Abstract

This is a review article about neutrino mass and mixing and flavour model building strategies based on modular symmetry. After a brief survey of neutrino mass and lepton mixing, and various Majorana seesaw mechanisms, we construct and parameterise the lepton mixing matrix and summarise the latest global fits, before discussing the flavour problem of the Standard Model. We then introduce some simple patterns of lepton mixing, introduce family (or flavour) symmetries, and show how they may be applied to direct, semi-direct and tri-direct CP models, where the simple patterns of lepton mixing, or corrected versions of them, may be enforced by the full family symmetry or a part of it, leading to mixing sum rules. We then turn to the main subject of this review, namely a pedagogical introduction to modular symmetry as a candidate for family symmetry, from the bottom–up point of view. After an informal introduction to modular symmetry, we introduce the modular group, and discuss its fixed points and residual symmetry, assuming supersymmetry throughout. We then introduce finite modular groups of level N and modular forms with integer or rational modular weights, corresponding to simple geometric groups or their double or metaplectic covers, including the most general finite modular groups and vector-valued modular forms, with detailed results for N=2,3,4,5 . The interplay between modular symmetry and generalized CP symmetry is discussed, deriving CP transformations on matter multiplets and modular forms, highlighting the CP fixed points and their implications. In general, compactification of extra dimensions generally leads to a number of moduli, and modular invariance with factorizable and non-factorizable multiple moduli based on symplectic modular invariance and automorphic forms is reviewed.
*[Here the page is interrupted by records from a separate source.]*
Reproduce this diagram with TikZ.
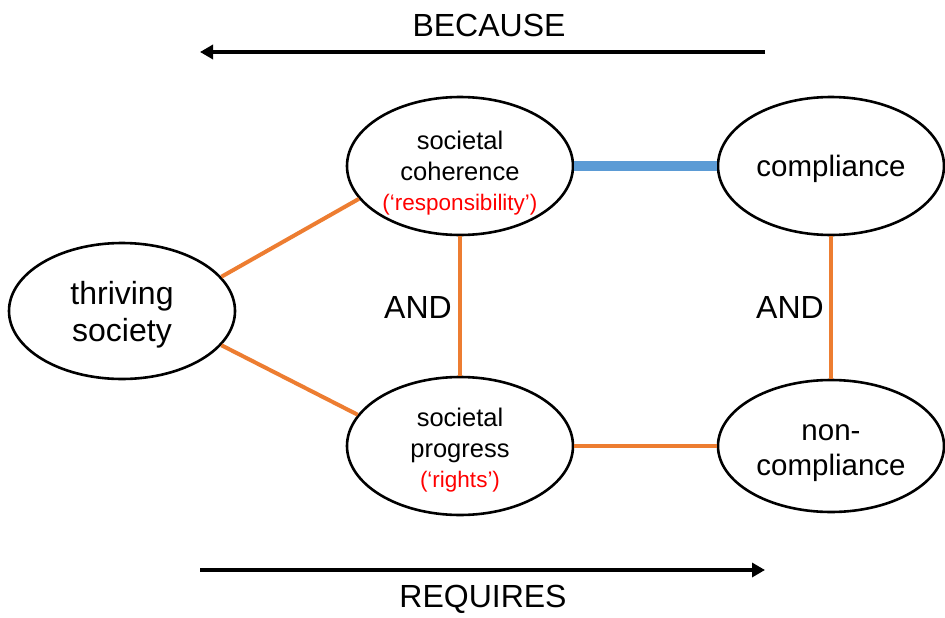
\documentclass[tikz,border=0pt]{standalone}
\usepackage{fontspec}
\setmainfont{Liberation Sans}
\usetikzlibrary{shapes.geometric,arrows.meta}
\definecolor{orng}{RGB}{237,125,49}
\definecolor{blu}{RGB}{91,155,213}
\definecolor{redtxt}{RGB}{255,0,0}
\tikzset{
  oval/.style={ellipse, draw=black, line width=2.6pt, fill=white, inner sep=0pt,
    minimum width=226pt, minimum height=138pt},
  otext/.style={align=center, inner sep=0pt},
  olink/.style={draw=orng, line width=4pt},
  blink/.style={draw=blu, line width=10pt},
  bigarrow/.style={draw=black, line width=4.5pt, -{Triangle[length=13pt,width=14pt]}},
  lbl/.style={inner sep=0pt, font=\fontsize{32}{38}\selectfont},
}
\newcommand{\redtxt}{\fontsize{22.5}{29}\selectfont\color{redtxt}}
\begin{document}
\begin{tikzpicture}[x=1pt,y=-1pt]
\useasboundingbox (0,0) rectangle (945,618);
\node[oval, minimum height=136pt,
  label={[otext, yshift=-3.5pt, font=\fontsize{32}{37}\selectfont]center:thriving\\society}] (ts) at (122,311) {};
\node[oval,
  label={[otext, yshift=-7pt, font=\fontsize{25.5}{31.5}\selectfont]center:societal\\coherence\\[-2pt]{\redtxt (‘responsibility’)}}] (sc) at (460,166) {};
\node[oval,
  label={[otext, yshift=-3pt, font=\fontsize{29.5}{36}\selectfont]center:compliance}] (cp) at (831,166) {};
\node[oval,
  label={[otext, yshift=-4pt, font=\fontsize{25.5}{31.5}\selectfont]center:societal\\progress\\[-2pt]{\redtxt (‘rights’)}}] (sp) at (460,446) {};
\node[oval, minimum height=132pt,
  label={[otext, yshift=-7pt, font=\fontsize{29.5}{35}\selectfont]center:non-\\compliance}] (nc) at (831,446) {};
\draw[blink] (sc.east) -- (cp.west);
\draw[olink] (ts.19) -- (sc.198);
\draw[olink] (ts.341) -- (sp.163);
\draw[olink] (sc.south) -- (sp.north);
\draw[olink] (cp.south) -- (nc.north);
\draw[olink] (sp.east) -- (nc.west);
\node[lbl] (and1) at (418,307) {AND};
\node[lbl] (and2) at (790,307) {AND};
\coordinate (t1) at (765,52);
\coordinate (t2) at (200,52);
\coordinate (b1) at (200,570);
\coordinate (b2) at (765,570);
\draw[bigarrow] (t1) -- (t2);
\draw[bigarrow] (b1) -- (b2);
\node[lbl] (because) at (489,25) {BECAUSE};
\node[lbl] (requires) at (483,599) {REQUIRES};
\end{tikzpicture}
\end{document}
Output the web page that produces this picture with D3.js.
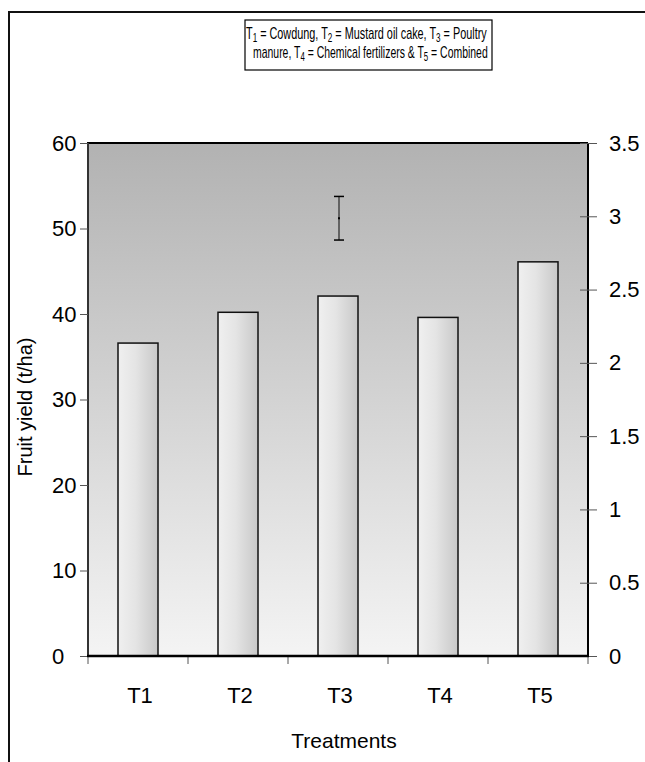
<!DOCTYPE html>
<html>
<head>
<meta charset="utf-8">
<script src="https://cdn.jsdelivr.net/npm/d3@7"></script>
<style>
  body { margin: 0; background: #fff; }
  text { font-family: Arial, "Liberation Sans", sans-serif; fill: #000; }
  .legend text { font-family: Arial, "Liberation Sans", sans-serif; }
</style>
</head>
<body>
<svg id="chart" width="645" height="762"></svg>
<script>
// data
const treatments = ["T1", "T2", "T3", "T4", "T5"];
const yieldValues = [36.6, 40.2, 42.1, 39.6, 46.1];
const leftTicks = [0, 10, 20, 30, 40, 50, 60];
const rightTicks = [0, 0.5, 1, 1.5, 2, 2.5, 3, 3.5];
const errorBar = { category: "T3", mid: 51.2, half: 2.55 };
const legendLines = [
  ["T", "1", " = Cowdung,  T", "2", " = Mustard oil cake,  T", "3", " = Poultry"],
  ["manure, T", "4", " = Chemical fertilizers & T", "5", " = Combined"]
];

const svg = d3.select("#chart");
const margin = { left: 88, top: 143, right: 588, bottom: 656 };

const x = d3.scaleBand().domain(treatments).range([margin.left, margin.right]);
const y = d3.scaleLinear().domain([0, 60]).range([margin.bottom, margin.top]);
const y2 = d3.scaleLinear().domain([0, 3.5]).range([margin.bottom, margin.top]);

// gradients
const defs = svg.append("defs");
const bg = defs.append("linearGradient").attr("id", "bgGrad")
    .attr("x1", 0).attr("y1", 0).attr("x2", 0).attr("y2", 1);
bg.append("stop").attr("offset", "0%").attr("stop-color", "#b2b2b2");
bg.append("stop").attr("offset", "100%").attr("stop-color", "#f4f4f4");

const barGrad = defs.append("linearGradient").attr("id", "barGrad")
    .attr("x1", 0).attr("y1", 0).attr("x2", 1).attr("y2", 0);
barGrad.append("stop").attr("offset", "0%").attr("stop-color", "#f0f0f0");
barGrad.append("stop").attr("offset", "45%").attr("stop-color", "#e4e4e4");
barGrad.append("stop").attr("offset", "100%").attr("stop-color", "#c8c8c8");

// outer frame
svg.append("path")
    .attr("d", "M9,762 L9,12 L645,12")
    .attr("fill", "none").attr("stroke", "#111").attr("stroke-width", 2);

// plot background
svg.append("rect")
    .attr("x", margin.left).attr("y", margin.top)
    .attr("width", margin.right - margin.left)
    .attr("height", margin.bottom - margin.top)
    .attr("fill", "url(#bgGrad)");

// plot border lines
svg.append("line")
    .attr("x1", margin.left - 1).attr("x2", margin.right)
    .attr("y1", margin.top).attr("y2", margin.top)
    .attr("stroke", "#000").attr("stroke-width", 2);
svg.append("line")
    .attr("x1", margin.right).attr("x2", margin.right)
    .attr("y1", margin.top).attr("y2", margin.bottom)
    .attr("stroke", "#000").attr("stroke-width", 2);
svg.append("line")
    .attr("x1", margin.left).attr("x2", margin.left)
    .attr("y1", margin.top).attr("y2", margin.bottom)
    .attr("stroke", "#333").attr("stroke-width", 2);

// bars
const barW = 40;
svg.append("g").selectAll("rect")
  .data(treatments)
  .join("rect")
    .attr("x", d => x(d) + x.bandwidth() / 2 - barW / 2)
    .attr("y", (d, i) => y(yieldValues[i]))
    .attr("width", barW)
    .attr("height", (d, i) => y(0) - y(yieldValues[i]))
    .attr("fill", "url(#barGrad)")
    .attr("stroke", "#111").attr("stroke-width", 1.5);

// error bar
const ex = x(errorBar.category) + x.bandwidth() / 2 + 1;
const eG = svg.append("g");
eG.append("line").attr("x1", ex).attr("x2", ex)
    .attr("y1", y(errorBar.mid + errorBar.half)).attr("y2", y(errorBar.mid - errorBar.half))
    .attr("stroke-width", 1.5).attr("stroke", "#444");
eG.selectAll(".cap").data([errorBar.mid + errorBar.half, errorBar.mid - errorBar.half])
  .join("line")
    .attr("x1", ex - 5).attr("x2", ex + 5)
    .attr("y1", d => y(d)).attr("y2", d => y(d))
    .attr("stroke-width", 1.5).attr("stroke", "#000");
eG.append("rect").attr("x", ex - 1).attr("y", y(errorBar.mid) - 1)
    .attr("width", 2).attr("height", 2).attr("fill", "#000");

// left axis: ticks from the axis, labels left-aligned
const leftAxis = svg.append("g")
    .attr("transform", `translate(${margin.left},0)`)
    .call(d3.axisLeft(y).tickValues(leftTicks).tickSize(8));
leftAxis.select(".domain").remove();
leftAxis.selectAll("line").attr("stroke", "#555");
leftAxis.selectAll("text")
    .attr("x", 52 - margin.left)
    .attr("text-anchor", "start")
    .attr("font-family", "Arial, Liberation Sans, sans-serif")
    .style("font-size", "22px");

// right axis (ticks cross the line)
const rightAxis = svg.append("g")
    .attr("transform", `translate(${margin.right},0)`)
    .call(d3.axisRight(y2).tickValues(rightTicks).tickFormat(d3.format("")).tickSize(9));
rightAxis.select(".domain").remove();
rightAxis.selectAll(".tick line").attr("x1", -8).attr("stroke", "#555");
rightAxis.selectAll("text")
    .attr("x", 609 - margin.right)
    .attr("font-family", "Arial, Liberation Sans, sans-serif")
    .style("font-size", "22px");

// bottom axis with ticks at category boundaries
const boundaries = treatments.map(d => x(d)).concat([margin.right]);
svg.append("g").selectAll("line")
  .data(boundaries)
  .join("line")
    .attr("x1", d => d).attr("x2", d => d)
    .attr("y1", margin.bottom).attr("y2", margin.bottom + 8)
    .attr("stroke", "#555");
svg.append("line")
    .attr("x1", margin.left - 1).attr("x2", margin.right + 1)
    .attr("y1", margin.bottom).attr("y2", margin.bottom)
    .attr("stroke", "#000").attr("stroke-width", 2.5);
svg.append("g").selectAll("text")
  .data(treatments)
  .join("text")
    .attr("x", d => x(d) + x.bandwidth() / 2 + 2)
    .attr("y", 703)
    .attr("text-anchor", "middle")
    .style("font-size", "22px")
    .text(d => d);

// axis titles
svg.append("text")
    .attr("x", 344).attr("y", 748)
    .attr("text-anchor", "middle")
    .style("font-size", "21px")
    .text("Treatments");
svg.append("text")
    .attr("transform", "translate(32,407) rotate(-90)")
    .attr("text-anchor", "middle")
    .style("font-size", "20px")
    .text("Fruit yield (t/ha)");

// legend box, text squeezed to fit like a narrow face
const lg = svg.append("g").attr("class", "legend");
lg.append("rect")
    .attr("x", 245).attr("y", 20).attr("width", 247).attr("height", 50)
    .attr("fill", "#fff").attr("stroke", "#000").attr("stroke-width", 1.2);
const lineSpan = [[246, 487], [253, 488]];
legendLines.forEach((parts, li) => {
  const g = lg.append("g");
  const t = g.append("text").attr("x", 0).attr("y", 0);
  parts.forEach((part, pi) => {
    const isSub = pi % 2 === 1;
    t.append("tspan")
      .attr("dy", isSub ? 3 : (pi > 0 ? -3 : 0))
      .style("font-size", isSub ? "12px" : "16px")
      .text(part);
  });
  const w = t.node().getComputedTextLength();
  const sx = (lineSpan[li][1] - lineSpan[li][0]) / w;
  g.attr("transform", `translate(${lineSpan[li][0]},${39 + li * 19}) scale(${sx},1)`);
});
</script>
</body>
</html>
Modular strategies for understanding fermion mass hierarchies are discussed, including the weighton mechanism, small deviations from fixed points, and texture zeroes. Then examples of modular models are discussed based on single modulus A 4 models, a minimal S4′ model of leptons (and quarks), and a multiple moduli model based on three S 4 groups capable of reproducing the Littlest Seesaw model. We then extend the discussion to include Grand Unified Theories based on modular (flipped) SU(5) and SO(10). Finally we briefly mention some issues related to top–down approaches based on string theory, including eclectic flavour symmetry and moduli stabilisation, before concluding.